We need to talk about fairness.
Here is what I know and what I’ve experienced when things are “fair”
Fairness is tidy.
Fairness is measurable.
Fairness makes adults feel like we’ve done our job and fans the ego of those who made the cut.
Fairness is “yes or no”, “right or wrong”, “in or out” “black or white”. It leaves no room for nuance.
Everyone auditions.
Everyone is judged by the same criteria.
If you can meet said criteria you are in. If you cannot you are out.
Fair.
Except here’s the problem:
Fairness assumes we all started from the same place. Fairness assumes some sort of sameness.
The thing about it is, we didn’t, and we are not.
Fairness, with all its good intentions, often protects systems more than it protects people.
And when someone says, “Well, it’s not fair if we include that person when they didn’t meet the same criteria.” what they’re often really saying is, “We do not see the benefit in adjusting the system.”
Now, let’s talk about Inclusion: Inclusion asks harder questions.
Inclusion asks:
Who did this process leave out?
Who was this designed for?
Who never had a real chance?
Inclusion ushers us into imagination.
It makes a way for creativity.
It requires us to hold discomfort without getting defensive.
Inclusion invites us into a way of being that is expansive.
Fairness says, “These are the rules.”
Inclusion says, “Let’s re-examine the rules.”
Fairness maintains order.
Inclusion changes outcomes.
If a child is excluded because of a skill they cannot change, and no alternative pathway is offered, that is not neutral. It may feel procedural. It may feel objective. But outcomes matter.
If the result is the same group of kids always getting access and the same group always being told “maybe next time,” or “what about the special program?” then the system is not inclusive and it will remain stale and stagnant.
Here’s what I believe:
It is not radical to ask for creative pathways.

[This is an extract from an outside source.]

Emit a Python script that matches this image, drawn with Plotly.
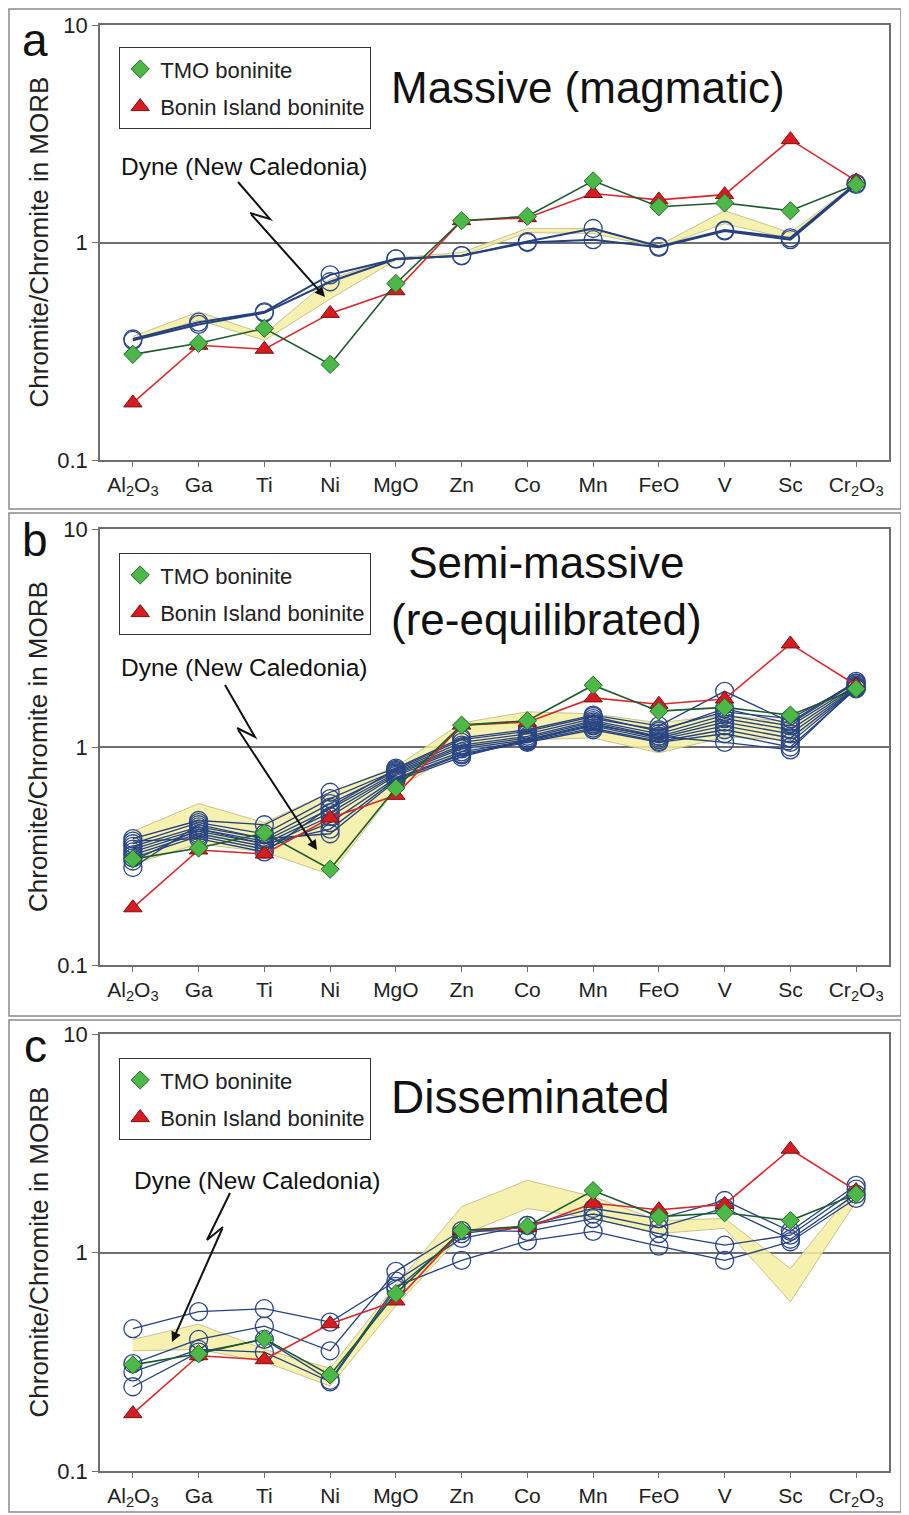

It is not unreasonable to expect thoughtful accommodation.
It is not “special treatment” to remove barriers that never needed to exist in the first place.
It is justice.
And justice is rarely ordered and tidy.
So here’s my invitation to you:
This week, look at one system in your world — your classroom, your workplace, your team, your church, your community group.
Ask yourself:
Are we being fair?
Or are we being inclusive?
Who might be sitting just outside the door because the criteria never considered them? Or who might be sitting alone at home because no matter how hard they try, they never would have met the criteria? Are we better as humans, better systemically because we left them out completely?
And what would it look like — not to lower the bar — but to widen the doorway?
Because fairness is comfortable.
Inclusion is courageous.
And courage is what moves us forward.